Building on the lessons of the roughly 20 Pennsylvania municipalities and school districts that have made use of Land Value Taxes (LVT), Detroit’s Mayor Duggan introduced a proposal to bring the policy to his City in May 2023, during the Mackinac Policy Conference. This plan, which underwent revisions before being formally unveiled in September 2023 and subsequently listed on the City website, aims to reshape Detroit’s tax landscape in a revenue-neutral manner. This blog will delve into the details of the initiative, examining its key features, the protections it offers, and the legislative process it must navigate in both Lansing and Detroit before taking effect.

A Revenue-Neutral Tax Shift

At its core, Duggan’s LVT plan is a revenue-neutral tax shift: it will cut taxes on homes & businesses and replace the revenue with higher taxes on land. The current proposal would reduce the mill rate on buildings (from 67 to 53), while simultaneously increasing the mill rate on land from 85 to 189 mills. This shift will see vacant and underutilized land shouldering a larger share of the tax burden, while maintaining tax revenues, and the City budgets dependent on them, at their current levels. Why tax land values preferentially? The shift is designed to encourage more efficient land use and development, discourage land speculation, and promote the revitalization of underutilized properties.

Protecting Homeowners and Communities

One of the plan’s most important features is the assurance that no homeowner will face a tax increase. On the contrary, fully 97% of homeowners are expected to see a decrease in their property taxes under the LVT plan. This commitment to protecting Detroit’s homeowners is vital in gaining public support for the plan.

The plan also safeguards Detroit’s urban farms and community gardens. These priceless community assets will not see an increase in their tax burden, ensuring that the City’s efforts to promote the revitalization of blighted lots into community green spaces are not harmed under the proposal.

In previous efforts to stabilize and beautify the City, thousands of formerly publicly-owned side lots were sold to homeowners, potentially exposing them to tax increases under an LVT. Recognizing this possibility, the current proposal shields owners of up to four side lots from tax increases.

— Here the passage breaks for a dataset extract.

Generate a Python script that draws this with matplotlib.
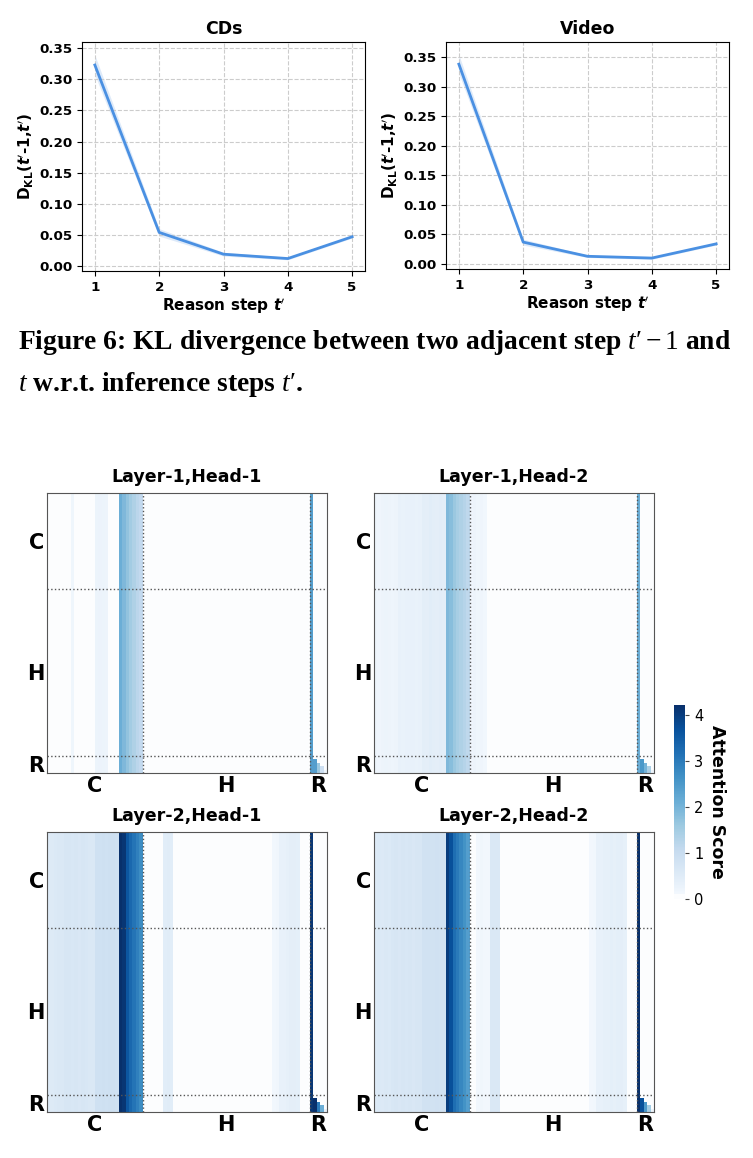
# KL divergence across reasoning steps + attention maps of the first two layers
import numpy as np
import matplotlib.pyplot as plt
from matplotlib.colors import ListedColormap

plt.rcParams['mathtext.rm'] = 'Liberation Serif'
plt.rcParams['mathtext.it'] = 'Liberation Serif:italic'
plt.rcParams['mathtext.bf'] = 'Liberation Serif:bold'

# %% data
steps = [1, 2, 3, 4, 5]
kl_cds = [0.323, 0.054, 0.019, 0.012, 0.047]
kl_cds_err = [0.016, 0.006, 0.003, 0.002, 0.002]
kl_video = [0.338, 0.037, 0.013, 0.010, 0.034]
kl_video_err = [0.016, 0.005, 0.002, 0.002, 0.002]

# attention per key column: context (28), history (49), reasoning (first column + 4 causal ones)
l1h1_ctx = [0.05, 0.05, 0.04, 0.05, 0.06, 0.05, 0.06, 0.15, 0.05, 0.04, 0.05, 0.05, 0.06, 0.07,
            0.22, 0.24, 0.22, 0.20, 0.06, 0.05, 0.05, 2.1, 1.9, 1.7, 1.5, 1.35, 1.2, 1.1]
l1h1_hist = [0.0, 0.0, 0.0, 0.0, 0.0, 0.0, 0.0, 0.0, 0.0, 0.0, 0.0, 0.0, 0.0, 0.0,
             0.0, 0.0, 0.0, 0.0, 0.0, 0.0, 0.0, 0.0, 0.0, 0.0, 0.0, 0.0, 0.0, 0.0,
             0.0, 0.0, 0.0, 0.0, 0.0, 0.0, 0.0, 0.0, 0.0, 0.0, 0.0, 0.0, 0.0, 0.0,
             0.0, 0.0, 0.0, 0.0, 0.0, 0.0, 0.0]
l1h1_reason = [2.4, 2.4, 1.6, 0.9, 0.2]

l1h2_ctx = [0.20, 0.18, 0.20, 0.22, 0.20, 0.19, 0.20, 0.30, 0.28, 0.30, 0.32, 0.30, 0.28, 0.30,
            0.42, 0.40, 0.45, 0.42, 0.40, 0.44, 0.42, 1.9, 1.8, 1.6, 1.45, 1.35, 1.25, 1.15]
l1h2_hist = [0.18, 0.20, 0.15, 0.18, 0.12, 0.06, 0.08, 0.05, 0.0, 0.0, 0.0, 0.0, 0.0, 0.0,
             0.0, 0.0, 0.0, 0.0, 0.0, 0.0, 0.0, 0.0, 0.0, 0.0, 0.0, 0.0, 0.0, 0.0,
             0.0, 0.0, 0.0, 0.0, 0.0, 0.0, 0.0, 0.0, 0.0, 0.0, 0.0, 0.0, 0.0, 0.0,
             0.0, 0.0, 0.0, 0.0, 0.0, 0.0, 0.0]
l1h2_reason = [2.1, 2.5, 2.0, 1.4, 0.2]

l2h1_ctx = [0.55, 0.55, 0.58, 0.62, 0.62, 0.68, 0.68, 0.65, 0.66, 0.64, 0.66, 0.65, 0.62, 0.60,
            0.85, 0.84, 0.86, 0.85, 0.88, 0.86, 0.85, 4.2, 4.1, 3.6, 3.3, 3.1, 2.9, 2.7]
l2h1_hist = [0.0, 0.0, 0.0, 0.0, 0.0, 0.0, 0.45, 0.48, 0.45, 0.0, 0.0, 0.0, 0.0, 0.0,
             0.0, 0.0, 0.0, 0.0, 0.0, 0.0, 0.0, 0.0, 0.0, 0.0, 0.0, 0.0, 0.0, 0.0,
             0.0, 0.0, 0.0, 0.0, 0.0, 0.0, 0.0, 0.0, 0.0, 0.0, 0.12, 0.14, 0.30, 0.32,
             0.35, 0.40, 0.40, 0.38, 0.0, 0.0, 0.0]
l2h1_reason = [4.1, 4.2, 3.0, 2.1, 0.3]

l2h2_ctx = [0.55, 0.58, 0.56, 0.60, 0.58, 0.65, 0.66, 0.64, 0.68, 0.65, 0.66, 0.64, 0.67, 0.66,
            0.80, 0.82, 0.80, 0.80, 0.83, 0.82, 0.80, 4.0, 3.7, 3.2, 3.0, 2.8, 2.6, 2.4]
l2h2_hist = [0.05, 0.05, 0.12, 0.14, 0.10, 0.10, 0.60, 0.62, 0.60, 0.0, 0.0, 0.0, 0.0, 0.0,
             0.0, 0.0, 0.0, 0.0, 0.0, 0.0, 0.0, 0.0, 0.0, 0.0, 0.0, 0.0, 0.0, 0.0,
             0.0, 0.0, 0.0, 0.0, 0.0, 0.0, 0.0, 0.10, 0.12, 0.30, 0.32, 0.35, 0.35, 0.38,
             0.36, 0.38, 0.40, 0.36, 0.0, 0.0, 0.0]
l2h2_reason = [4.2, 3.7, 2.5, 1.5, 0.2]

heads = [('Layer-1,Head-1', l1h1_ctx, l1h1_hist, l1h1_reason),
         ('Layer-1,Head-2', l1h2_ctx, l1h2_hist, l1h2_reason),
         ('Layer-2,Head-1', l2h1_ctx, l2h1_hist, l2h1_reason),
         ('Layer-2,Head-2', l2h2_ctx, l2h2_hist, l2h2_reason)]
region_labels = ['C', 'H', 'R']
vmax = 4.21

W, H = 753, 1158


def px_axes(fig, left, top, w, h):
    return fig.add_axes([left / W, 1 - (top + h) / H, w / W, h / H])


def attn_matrix(ctx, hist, reason):
    cols = np.array(ctx + hist + reason[:1] + [0.0] * (len(reason) - 1))
    n = len(cols)
    m = np.tile(cols, (n, 1))
    r0 = len(ctx) + len(hist)
    for i in range(1, len(reason)):
        m[r0 + i:, r0 + i] = reason[i]
    return m


# Blues, but with a near-white bottom like the reference
blues = plt.cm.Blues(np.linspace(0, 1, 256))
blues[:6] = plt.matplotlib.colors.to_rgba('#fcfdfe')
cmap = ListedColormap(blues)

fig = plt.figure(figsize=(W / 100, H / 100), dpi=100)

# %% KL divergence line plots
ylab = r"D$_{\mathbf{KL}}$($\mathbfit{t}'$-1,$\mathbfit{t}'$)"
xlab = r"Reason step $\mathbfit{t}'$"
line_axes = [(px_axes(fig, 82, 42, 283, 229), 'CDs', kl_cds, kl_cds_err, (-0.008, 0.36)),
             (px_axes(fig, 446, 42, 283, 227), 'Video', kl_video, kl_video_err, (-0.0085, 0.3755))]
for ax, name, vals, err, ylim in line_axes:
    v = np.array(vals)
    e = np.array(err)
    ax.plot(steps, v, color='#4a90e2', lw=2)
    ax.fill_between(steps, v - e, v + e, color='#4a90e2', alpha=0.18, lw=0)
    ax.set_ylim(*ylim)
    ax.set_xticks(steps)
    ax.set_yticks([0, 0.05, 0.10, 0.15, 0.20, 0.25, 0.30, 0.35])
    ax.yaxis.set_major_formatter(plt.FormatStrFormatter('%.2f'))
    ax.grid(True, ls='--', color='#cccccc', lw=0.8)
    ax.set_title(name, fontsize=12.5, fontweight='bold')
    ax.set_xlabel(xlab, fontsize=11, fontweight='bold', labelpad=2, math_fontfamily='dejavusans')
    ax.set_ylabel(ylab, fontsize=11, fontweight='bold', labelpad=2, math_fontfamily='dejavusans')
    ax.tick_params(labelsize=9.7)
    for lab in ax.get_xticklabels() + ax.get_yticklabels():
        lab.set_fontweight('bold')

# %% caption
cap_font = dict(family='Liberation Serif', fontweight='bold', fontsize=19.8, math_fontfamily='custom')
fig.text(18 / W, 1 - 349 / H, "Figure 6: KL divergence between two adjacent step $t′ - 1$ and", **cap_font)
fig.text(18 / W, 1 - 391 / H, "$t$ w.r.t. inference steps $t′$.", **cap_font)

# %% attention heatmaps
pos = [(47, 493), (374, 493), (47, 832), (374, 832)]
for (left, top), (title, ctx, hist, reason) in zip(pos, heads):
    ax = px_axes(fig, left, top, 280, 280)
    m = attn_matrix(ctx, hist, reason)
    im = ax.imshow(m, cmap=cmap, vmin=0, vmax=vmax, aspect='auto', interpolation='nearest')
    b1 = len(ctx) - 0.5
    b2 = len(ctx) + len(hist) - 0.5
    for b in (b1, b2):
        ax.axvline(b, color='#555555', ls=':', lw=1)
        ax.axhline(b, color='#555555', ls=':', lw=1)
    centers = [(b1 - 0.5) / 2, (b1 + b2) / 2, (b2 + m.shape[0] - 0.5) / 2]
    ax.set_xticks(centers)
    ax.set_yticks(centers)
    ax.set_xticklabels(region_labels, fontsize=15, fontweight='bold')
    ax.set_yticklabels(region_labels, fontsize=15, fontweight='bold', rotation=0)
    ax.tick_params(length=0, pad=2)
    for s in ax.spines.values():
        s.set_color('#555555')
    ax.set_title(title, fontsize=12.5, fontweight='bold', pad=8)

cax = px_axes(fig, 674, 705, 11, 194)
cb = fig.colorbar(im, cax=cax, ticks=[0, 1, 2, 3, 4])
cb.outline.set_visible(False)
cax.tick_params(labelsize=10.5, length=3, color='#444444')
cb.set_label('Attention Score', rotation=270, fontsize=12.5, fontweight='bold', labelpad=16)

fig.savefig('out.png', dpi=100)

Preserving Existing NEZ Exemptions

Additionally, Detroit’s LVT plan respects the existing Neighborhood Enterprise Zone (NEZ) exemptions for rehabilitated properties, preserving their pre-existing duration. This is essential for continuing to reward those who rehabilitate decaying homes, and ensuring that those who have already made investments under the NEZ program are not disadvantaged by the new tax structure.

The Legislative Path Ahead

Implementing the LVT plan in Detroit requires legislative approval at the state level. House Bills 4966 to 4970, sponsored by Stephanie Young (D-Detroit) are the critical pieces of legislation needed to allow Detroit to put the LVT plan before voters.

In early October, three votes were held on these bills, but they were pulled before a majority could be reached. The last attempt ended in a deadlock with a 50-50 vote, revealing the complexity and contentious nature of this issue. With 56 votes required, and 10 legislators absent from the chamber, negotiations are ongoing. Not all abstentions were due to skepticism of the LVT plan, with representatives expressing a desire that similar tax policies be permitted in their own cities, such as Carrie Rheingans, a Democrat representing Ann Arbor.

Despite the initial challenges, Democrats anticipate another vote before the Thanksgiving break. The fate of Detroit’s LVT plan will depend on garnering sufficient bipartisan support and addressing concerns raised during the legislative process.

Public Consultation and the Road to November 2024

Importantly, the LVT plan will not be implemented without input and ultimate approval from Detroit residents. Public consultation will take place over the next year, allowing residents to voice their opinions, concerns, and suggestions. Detroit voters will have the final say on this transformative initiative in the November 2024 election. This approach is key to ensuring that Detroit voters have a say in shaping the future of their city.


Detroit’s Land Value Tax plan seeks to reshape the city’s landscape in a revenue-neutral manner, encouraging growth while protecting homeowners and community assets. Success of the plan hinges on navigating the legislative process in Lansing and gaining further support from house representatives. If the plan passes, it will ultimately mark a significant milestone in the city’s ongoing revitalization efforts.